Самость может выражаться в самооправдании. Прп. Амвросий учит:
…Самооправдание в евангельском законе не означено, прямее сказать – не допускается: и если кто ударит тебя в десную твою ланиту, обрати ему и другую. Слова о десной ланите показывают, что не следует оправдываться и тогда, когда казалось бы человеку, что он прав. Но такое разумение всякий должен относить к себе самому, а не другим. Иначе внидет в другую сеть вражию и запутается. А для нас потребнее всего и полезнее свобода духовная, то есть ни под каким предлогом не запутываться в сетях вражиих [2, т. 2, с. 238].
Если нас кто-то укоряет, критикует, мы не должны оправдываться. Даже в тех случаях, когда, как нам кажется, мы правы.

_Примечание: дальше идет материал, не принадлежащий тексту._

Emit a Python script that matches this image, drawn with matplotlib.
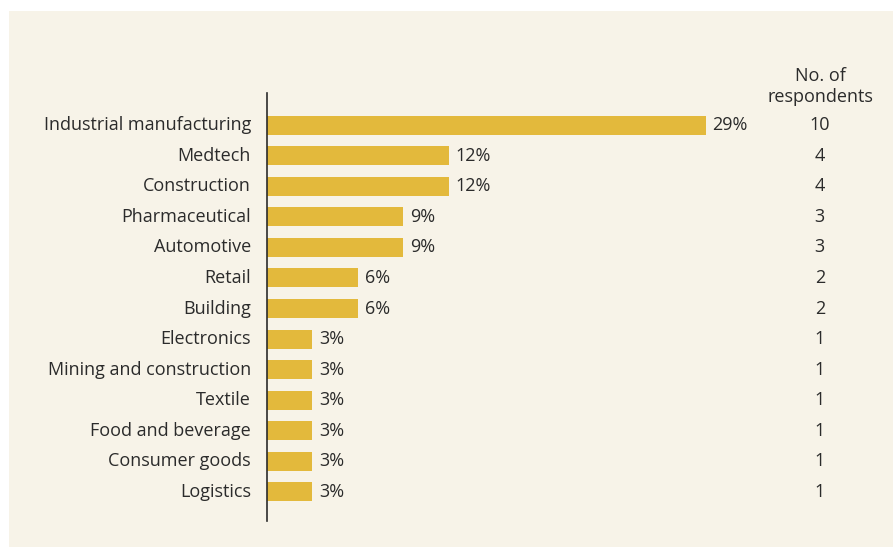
import matplotlib
matplotlib.use("Agg")
import matplotlib.pyplot as plt
from matplotlib.patches import Rectangle

plt.rcParams["font.family"] = ["Open Sans", "DejaVu Sans"]

industries = ["Industrial manufacturing", "Medtech", "Construction", "Pharmaceutical",
              "Automotive", "Retail", "Building", "Electronics", "Mining and construction",
              "Textile", "Food and beverage", "Consumer goods", "Logistics"]
shares = [29, 12, 12, 9, 9, 6, 6, 3, 3, 3, 3, 3, 3]
respondents = [10, 4, 4, 3, 3, 2, 2, 1, 1, 1, 1, 1, 1]

bg = "#f7f3e8"
bar_color = "#e3b93c"
ink = "#2b2b2b"
fs = 13

W, H = 893, 547
fig = plt.figure(figsize=(W / 100, H / 100), dpi=100, facecolor="white")
# cream panel behind everything
fig.patches.append(Rectangle((9 / W, 0), 1 - 9 / W, 1 - 11 / H, transform=fig.transFigure,
                             facecolor=bg, edgecolor="none", zorder=-10))

x0, x1 = 267, 872
y_top, y_bot = 93, 521
ax = fig.add_axes([x0 / W, (H - y_bot) / H, (x1 - x0) / W, (y_bot - y_top) / H])
ax.set_facecolor("none")
ax.set_zorder(5)

pos = list(range(len(industries)))
ax.barh(pos, shares, height=0.62, color=bar_color, zorder=2)
ax.set_xlim(0, 40)
ax.set_ylim(12.95, -1.05)

for y, name, s, n in zip(pos, industries, shares, respondents):
    ax.text(-1.05, y, name, ha="right", va="center", fontsize=fs, color=ink)
    ax.text(s + 0.45, y, f"{s}%", ha="left", va="center", fontsize=fs, color=ink)
    ax.text(36.55, y, str(n), ha="center", va="center", fontsize=fs, color=ink)

ax.text(36.6, -0.63, "No. of\nrespondents", ha="center", va="bottom", fontsize=fs,
        color=ink, linespacing=1.2)

for side in ["top", "right", "bottom"]:
    ax.spines[side].set_visible(False)
ax.spines["left"].set_color(ink)
ax.spines["left"].set_linewidth(1.2)
ax.set_xticks([])
ax.set_yticks([])

fig.savefig("out.png", dpi=100, facecolor=fig.get_facecolor())
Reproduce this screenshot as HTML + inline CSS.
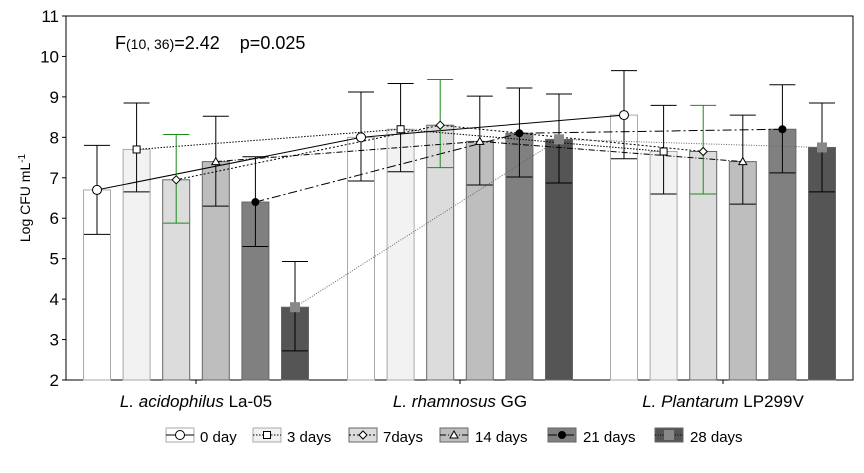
<!DOCTYPE html>
<html><head><meta charset="utf-8"><style>
body{margin:0;background:#fff;}
svg{font-family:"Liberation Sans",sans-serif;}
</style></head><body>
<svg id="c" width="864" height="468"></svg>
<script>
const groups=["L. acidophilus","L. rhamnosus","L. Plantarum"];
const groupSuffix=[" La-05"," GG"," LP299V"];
const seriesNames=["0 day","3 days","7days","14 days","21 days","28 days"];
const means=[[6.7,7.7,6.95,7.4,6.4,3.8],[8.0,8.2,8.3,7.9,8.1,7.95],[8.55,7.65,7.65,7.4,8.2,7.75]];
const upper=[[7.8,8.85,8.07,8.52,7.52,4.93],[9.12,9.33,9.43,9.02,9.22,9.07],[9.65,8.79,8.79,8.55,9.3,8.85]];
const lower=[[5.6,6.65,5.88,6.3,5.3,2.72],[6.92,7.15,7.25,6.82,7.02,6.87],[7.47,6.6,6.6,6.35,7.12,6.65]];
const yTicks=[2,3,4,5,6,7,8,9,10,11];
const NS="http://www.w3.org/2000/svg";
const svg=document.getElementById('c');
const L=66,R=853,T=16,B=380;
const y=v=>B-(v-2)*(B-T)/9;
const gc=[196,460,723];
const x=(g,s)=>gc[g]+(s-2.5)*39.6;
const fills=["#ffffff","#f2f2f2","#dcdcdc","#bebebe","#808080","#555555"];
const dashes=["","1.5,1.5","2,2","6,2,1,2","9,3,2,3","1,1.5"];
const lineCol=["#000","#000","#000","#000","#000","#666"];
function el(t,a,p){const e=document.createElementNS(NS,t);for(const k in a)e.setAttribute(k,a[k]);(p||svg).appendChild(e);return e;}
// axes
const ax=el('rect',{x:L,y:T,width:R-L,height:B-T,fill:'none',stroke:'#000','stroke-width':1});

yTicks.forEach(v=>{const t=el('line',{x1:L-4,x2:L,y1:y(v),y2:y(v),stroke:'#000'});

const tx=el('text',{x:L-7,y:y(v)+6,'text-anchor':'end','font-size':17});tx.textContent=v;
});
gc.forEach((c,g)=>{const t=el('line',{x1:c,x2:c,y1:B,y2:B+4,stroke:'#000'});

const tx=el('text',{x:c,y:B+27,'text-anchor':'middle','font-size':17});

const i=el('tspan',{'font-style':'italic'},tx);i.textContent=groups[g];
const s=el('tspan',{},tx);s.textContent=groupSuffix[g];});
const yt=el('text',{x:0,y:0,transform:'translate(30,198) rotate(-90)','text-anchor':'middle','font-size':14});

yt.innerHTML='Log CFU mL<tspan dy="-5" font-size="10">-1</tspan>';
const st=el('text',{x:115,y:49,'font-size':18});

st.innerHTML='F<tspan font-size="14">(10, 36)</tspan>=2.42 &#160;&#160; p=0.025';
// bars
for(let g=0;g<3;g++)for(let s=0;s<6;s++){
 const b=el('rect',{x:x(g,s)-13.5,y:y(means[g][s]),width:27,height:B-y(means[g][s]),fill:fills[s],stroke:s<2?'#aaa':'#666','stroke-width':1});
 
}
// lines
for(let s=0;s<6;s++){
 const pts=[0,1,2].map(g=>x(g,s)+','+y(means[g][s])).join(' ');
 const p=el('polyline',{points:pts,fill:'none',stroke:lineCol[s],'stroke-width':1,'stroke-dasharray':dashes[s]});
 
}
// error bars
for(let g=0;g<3;g++)for(let s=0;s<6;s++){
 const cx=x(g,s),c=s==2?'#1a8a1a':'#000';
 const e=el('g',{stroke:c,'stroke-width':1});
 
 el('line',{x1:cx,x2:cx,y1:y(upper[g][s]),y2:y(lower[g][s])},e);
 el('line',{x1:cx-13,x2:cx+13,y1:y(upper[g][s]),y2:y(upper[g][s])},e);
 el('line',{x1:cx-13,x2:cx+13,y1:y(lower[g][s]),y2:y(lower[g][s])},e);
}
function marker(s,cx,cy,parent){
 let m;
 if(s==0)m=el('circle',{cx,cy,r:4.5,fill:'#fff',stroke:'#000'},parent);
 else if(s==1)m=el('rect',{x:cx-3.5,y:cy-3.5,width:7,height:7,fill:'#fff',stroke:'#000'},parent);
 else if(s==2)m=el('polygon',{points:`${cx},${cy-4} ${cx+4},${cy} ${cx},${cy+4} ${cx-4},${cy}`,fill:'#fff',stroke:'#000'},parent);
 else if(s==3)m=el('polygon',{points:`${cx},${cy-4} ${cx+4},${cy+3} ${cx-4},${cy+3}`,fill:'#fff',stroke:'#000'},parent);
 else if(s==4)m=el('circle',{cx,cy,r:4,fill:'#000'},parent);
 else m=el('rect',{x:cx-5,y:cy-5,width:10,height:10,fill:'#888'},parent);
 return m;
}
for(let g=0;g<3;g++)for(let s=0;s<6;s++){
 const m=marker(s,x(g,s),y(means[g][s]));
 
}
// legend
const lx=[166,253,349,440,548,655],tx=[200,287,383,475,583,690];
for(let s=0;s<6;s++){
 const lg=el('g',{});
 
 el('rect',{x:lx[s],y:428,width:28,height:14,fill:fills[s],stroke:s<2?'#aaa':'#666'},lg);
 el('line',{x1:lx[s],x2:lx[s]+28,y1:435,y2:435,stroke:'#000','stroke-dasharray':dashes[s]},lg);
 marker(s,lx[s]+14,435,lg);
 const t=el('text',{x:tx[s],y:442,'font-size':15},lg);t.textContent=seriesNames[s];
}
</script>
</body></html>
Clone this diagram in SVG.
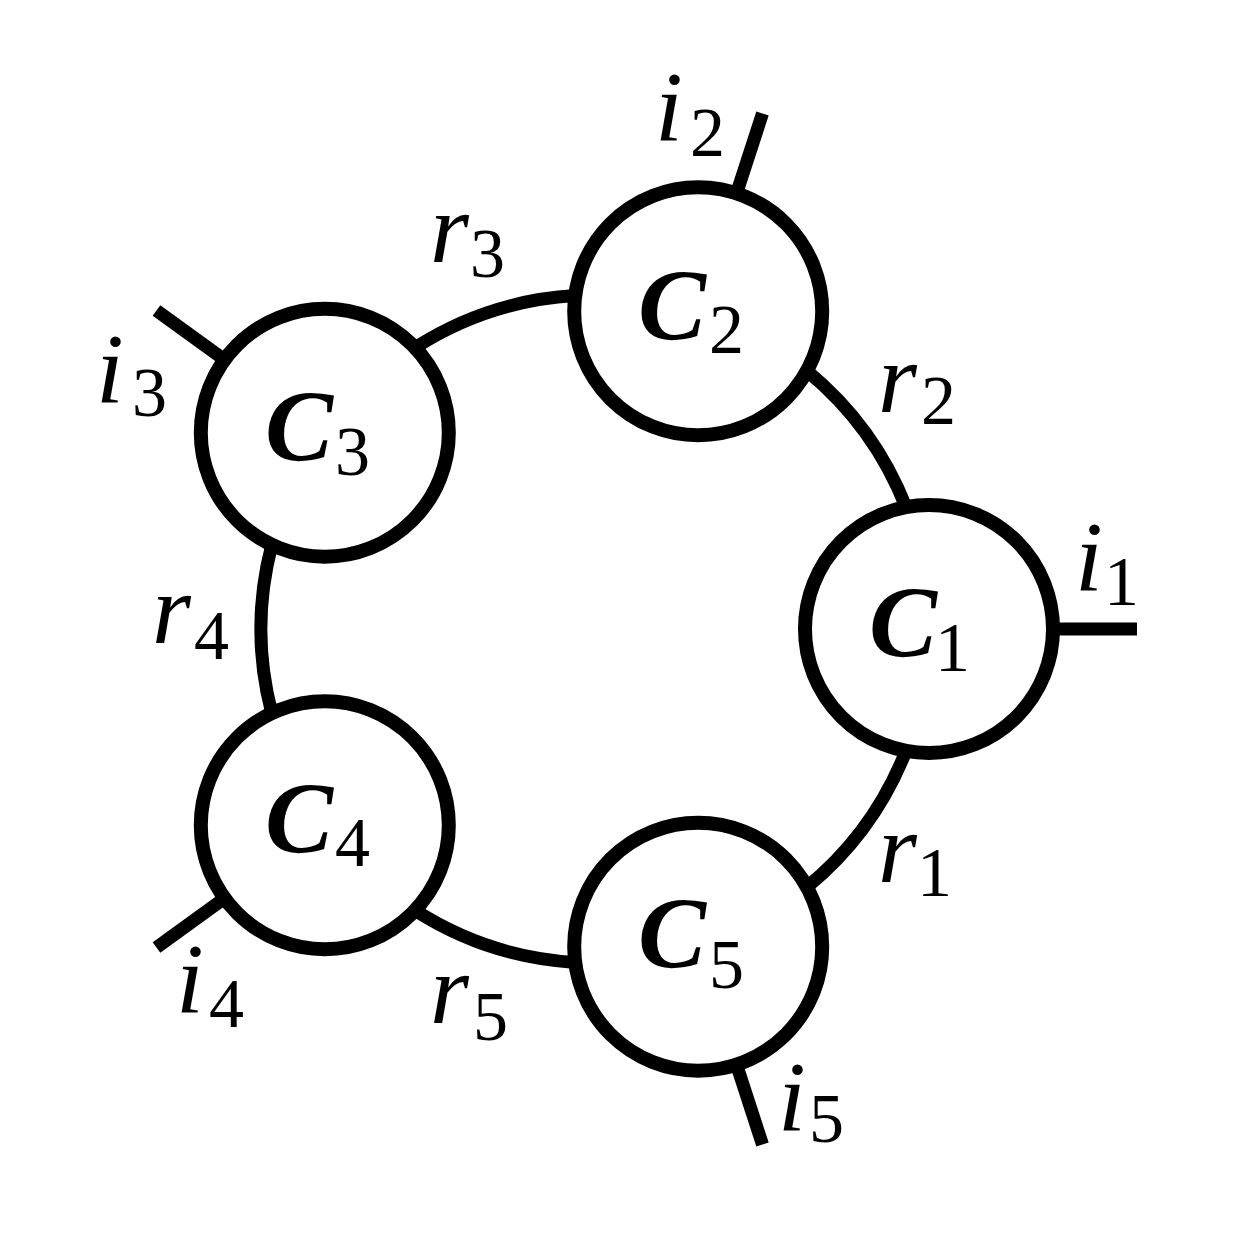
<svg xmlns="http://www.w3.org/2000/svg" width="1238" height="1238" viewBox="0 0 1238 1238">
<style>
.edge{fill:none;stroke:#000;stroke-width:13;stroke-linecap:butt}
.node{fill:#fff;stroke:#000;stroke-width:14}
text{font-family:'Liberation Serif',serif;fill:#000}
.lbl{font-style:italic;font-size:100px}
.sub{font-style:normal;font-weight:normal;font-size:70px}
.cal{font-style:italic;font-weight:bold;font-size:102px}
</style>
<rect width="1238" height="1238" fill="#fff"/>
<g id="connectors">
<path class="edge" d="M906,507.2 A334,334 0 0 0 807.1,371"/>
<path class="edge" d="M575.3,295.6 A334,334 0 0 0 415,347.7"/>
<path class="edge" d="M271.8,544.8 A334,334 0 0 0 271.8,713.2"/>
<path class="edge" d="M415,910.3 A334,334 0 0 0 575.3,962.4"/>
<path class="edge" d="M807.1,887 A334,334 0 0 0 906,750.8"/>
<line class="edge" x1="1053" y1="629" x2="1137" y2="629"/>
<line class="edge" x1="736.5" y1="193.4" x2="762.5" y2="113.5"/>
<line class="edge" x1="224.5" y1="359.8" x2="156.5" y2="310.4"/>
<line class="edge" x1="224.5" y1="898.2" x2="156.5" y2="947.6"/>
<line class="edge" x1="736.5" y1="1064.6" x2="762.5" y2="1144.5"/>
</g>
<g id="edge-labels">
<text class="lbl" x="878" y="882">r<tspan class="sub" x="917" y="896">1</tspan></text>
<text class="lbl" x="878" y="412">r<tspan class="sub" x="921" y="424">2</tspan></text>
<text class="lbl" x="430" y="262">r<tspan class="sub" x="470" y="277">3</tspan></text>
<text class="lbl" x="152" y="643">r<tspan class="sub" x="194" y="659">4</tspan></text>
<text class="lbl" x="430" y="1023">r<tspan class="sub" x="473" y="1040">5</tspan></text>
<text class="lbl" x="1075" y="590">i<tspan class="sub" x="1104" y="605">1</tspan></text>
<text class="lbl" x="655" y="140">i<tspan class="sub" x="690" y="156">2</tspan></text>
<text class="lbl" x="96" y="402">i<tspan class="sub" x="132" y="416">3</tspan></text>
<text class="lbl" x="176" y="1012">i<tspan class="sub" x="209" y="1027">4</tspan></text>
<text class="lbl" x="778" y="1130">i<tspan class="sub" x="809" y="1142">5</tspan></text>
</g>
<g id="c1"><circle class="node" cx="929" cy="629" r="124"/><text class="cal" x="869" y="657">C<tspan class="sub" x="935" y="671">1</tspan></text></g>
<g id="c2"><circle class="node" cx="698.2" cy="311.3" r="124"/><text class="cal" x="638" y="340">C<tspan class="sub" x="709" y="353">2</tspan></text></g>
<g id="c3"><circle class="node" cx="324.8" cy="432.7" r="124"/><text class="cal" x="265" y="461">C<tspan class="sub" x="335" y="475">3</tspan></text></g>
<g id="c4"><circle class="node" cx="324.8" cy="825.3" r="124"/><text class="cal" x="265" y="853">C<tspan class="sub" x="335" y="866">4</tspan></text></g>
<g id="c5"><circle class="node" cx="698.2" cy="946.7" r="124"/><text class="cal" x="638" y="968">C<tspan class="sub" x="709" y="988">5</tspan></text></g>
</svg>
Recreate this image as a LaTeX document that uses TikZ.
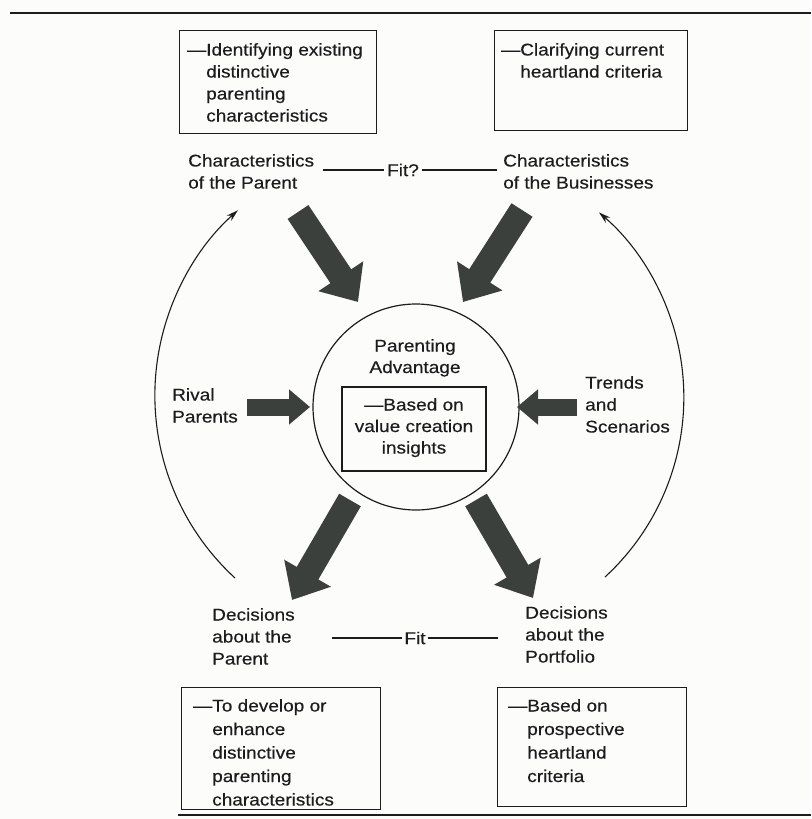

Самооправдание приведет к тому, что мы станем утверждать свою правду в отношениях людей, то есть пойдем по пути самости. «Своя правда» отразит лишь наш малый опыт и наше малое знание жизни, будет неизбежно нести отпечаток наших заблуждений и пристрастий, а потому и окажется неприемлемой для других людей.
Более того, привычка руководствоваться своей правдой делает возможными с нашей стороны очень большие просчеты и ошибки, которые могут иметь критическое значение. Вот что говорит прп. Амвросий:
Святой апостол Павел выставляет причину, почему некоторые из древнего избранного народа Божия не приняли Сына Божия, пришедшего во плоти. Свою ищуще поставите правду, говорит апостол, правде Божией не повинушася (Рим. 10, 3). Та же причина и в новой благодати препятствует повиноваться правде Божией и Божественным заповедям Христа Спасителя, то есть если христианин допустит себе самооправдание, которое в евангельском законе не дозволено, тогда как бы невольно принужден бывает противиться и отвергать если не все, то многое, что проповедуется в евангельском учении [2, т.2, с. 240].
В конечном счете, самость через самооправдание, утверждение своей правды препятствует человеку повиноваться правде Божией и Божественным заповедям Христа Спасителя. В этом главная опасность, исходящая от нее. Многим искушениям и скорбям подвергается человек, пребывающий в самости, ибо он невольно бывает принужден противиться, хотя бы отчасти, спасительному евангельскому учению. И лишь смирение возвращает его к послушанию Божественной воле и облегчает его участь.